Only last October, when Washington offered a major league job -- first base coach -- did Grissom realize that a higher profile could be the exact thing his association needed. Yes, Grissom wanted to coach big leaguers. But he also realized that such a role could open him to partnerships with Major League Baseball, players, networks in other cities. Just imagine: What if 20 big leaguers each sponsored one of his top AAU travel players, where registration costs $2,800 per person? What if he could talk to Nationals Manager Manny Acta about arranging a trip for his kids to the Dominican Republic?

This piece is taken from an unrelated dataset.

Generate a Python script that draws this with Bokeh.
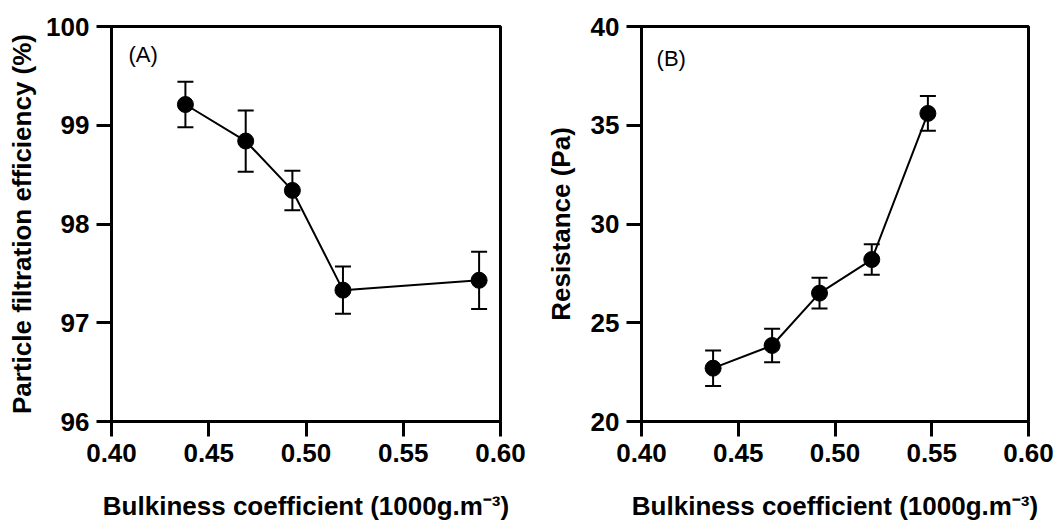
from bokeh.plotting import figure
from bokeh.layouts import row
from bokeh.models import ColumnDataSource, Whisker, TeeHead, Label, FixedTicker, NumeralTickFormatter, Range1d
from bokeh.embed import file_html
from bokeh.resources import INLINE

# Panel A: particle filtration efficiency
bulk_a = [0.438, 0.469, 0.493, 0.519, 0.589]
eff_a = [99.21, 98.84, 98.34, 97.33, 97.43]
err_a = [0.23, 0.31, 0.20, 0.24, 0.29]

# Panel B: resistance
bulk_b = [0.437, 0.4675, 0.492, 0.519, 0.548]
res_b = [22.7, 23.85, 26.5, 28.2, 35.6]
err_b = [0.9, 0.85, 0.78, 0.77, 0.88]

x_ticks = [0.40, 0.45, 0.50, 0.55, 0.60]
y_ticks_a = [96, 97, 98, 99, 100]
y_ticks_b = [20, 25, 30, 35, 40]

FONT = "Liberation Sans"
XLABEL = "Bulkiness coefficient (1000g.m\u207b\u00b3)"


def make_panel(xs, ys, errs, yrange, yticks, ylabel, tag, tag_pos, border_left, border_right, ylab_standoff):
    p = figure(width=531, height=523, output_backend="svg", toolbar_location=None,
               x_range=Range1d(0.40, 0.60), y_range=Range1d(*yrange),
               min_border_left=border_left, min_border_right=border_right,
               min_border_top=26, min_border_bottom=102)
    p.background_fill_color = "white"
    p.border_fill_color = "white"
    p.grid.visible = False
    p.outline_line_color = "black"
    p.outline_line_width = 3
    p.outline_line_alpha = 1

    for ax in (p.xaxis[0], p.yaxis[0]):
        ax.axis_line_width = 3
        ax.axis_line_color = "black"
        ax.major_tick_line_width = 3
        ax.major_tick_line_color = "black"
        ax.major_tick_in = 0
        ax.major_tick_out = 15
        ax.minor_tick_line_color = None
        ax.major_label_text_font = FONT
        ax.major_label_text_font_style = "bold"
        ax.major_label_text_font_size = "26px"
        ax.major_label_text_color = "black"
        ax.axis_label_text_font = FONT
        ax.axis_label_text_font_style = "bold"
        ax.axis_label_text_font_size = "26px"
        ax.axis_label_text_color = "black"

    p.xaxis.ticker = FixedTicker(ticks=x_ticks)
    p.xaxis.formatter = NumeralTickFormatter(format="0.00")
    p.xaxis.major_label_standoff = 7
    p.xaxis.axis_label = XLABEL
    p.xaxis.axis_label_standoff = 26
    p.xaxis.axis_label_text_line_height = 1.0
    p.xaxis.major_label_text_line_height = 1.0

    p.yaxis.ticker = FixedTicker(ticks=yticks)
    p.yaxis.major_label_standoff = 7
    p.yaxis.axis_label = ylabel
    p.yaxis.axis_label_standoff = ylab_standoff

    src = ColumnDataSource(data=dict(
        x=xs, y=ys,
        upper=[y + e for y, e in zip(ys, errs)],
        lower=[y - e for y, e in zip(ys, errs)],
    ))
    w = Whisker(base="x", upper="upper", lower="lower", source=src, dimension="height",
                line_width=2, line_color="black",
                upper_head=TeeHead(size=16, line_width=2, line_color="black"),
                lower_head=TeeHead(size=16, line_width=2, line_color="black"))
    p.add_layout(w)
    p.line("x", "y", source=src, line_width=2, line_color="black")
    p.scatter("x", "y", source=src, size=16, fill_color="black", line_color="black")

    p.add_layout(Label(x=tag_pos[0], y=tag_pos[1], text=tag, text_font=FONT,
                       text_font_size="22px", text_color="black",
                       text_baseline="middle", text_align="left"))
    return p


pa = make_panel(bulk_a, eff_a, err_a, (96, 100), y_ticks_a,
                "Particle filtration efficiency (%)", "(A)", (0.4087, 99.72), 111, 31, 6)
pb = make_panel(bulk_b, res_b, err_b, (20, 40), y_ticks_b,
                "Resistance (Pa)", "(B)", (0.4078, 38.38), 110, 34, 12)

layout = row(pa, pb)
open("out.html", "w").write(file_html(layout, INLINE))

"We were blessed to be able to land a guy like him," Acta said, "because he really wants to pass all the knowledge."
These days, Grissom talks three or four times a week to Alexander, whom he has left in charge of the association. Grissom, meantime, has spent the first weeks of spring training tutoring the Nationals' outfielders, and working with the entire roster on base running. During a recent morning practice, Grissom gathered a group of four or five players on a practice field, demonstrating how to take off from second on a base hit.
When rounding toward home, always touch third base with your right foot, he told the players. He demonstrated.
Standing behind a nearby fence, Wilson -- Grissom's first coach -- stood in silence. He'd driven down from Atlanta, some 7 1/2 hours, just to watch.
"I've known Marquis since he was 10 years old," he later said. "And to see how -- him going from 17 to 22 to a pro in baseball, and now coming all the way back around, coaching now, I ain't gonna lie. To see him working with those kids, it just feels good."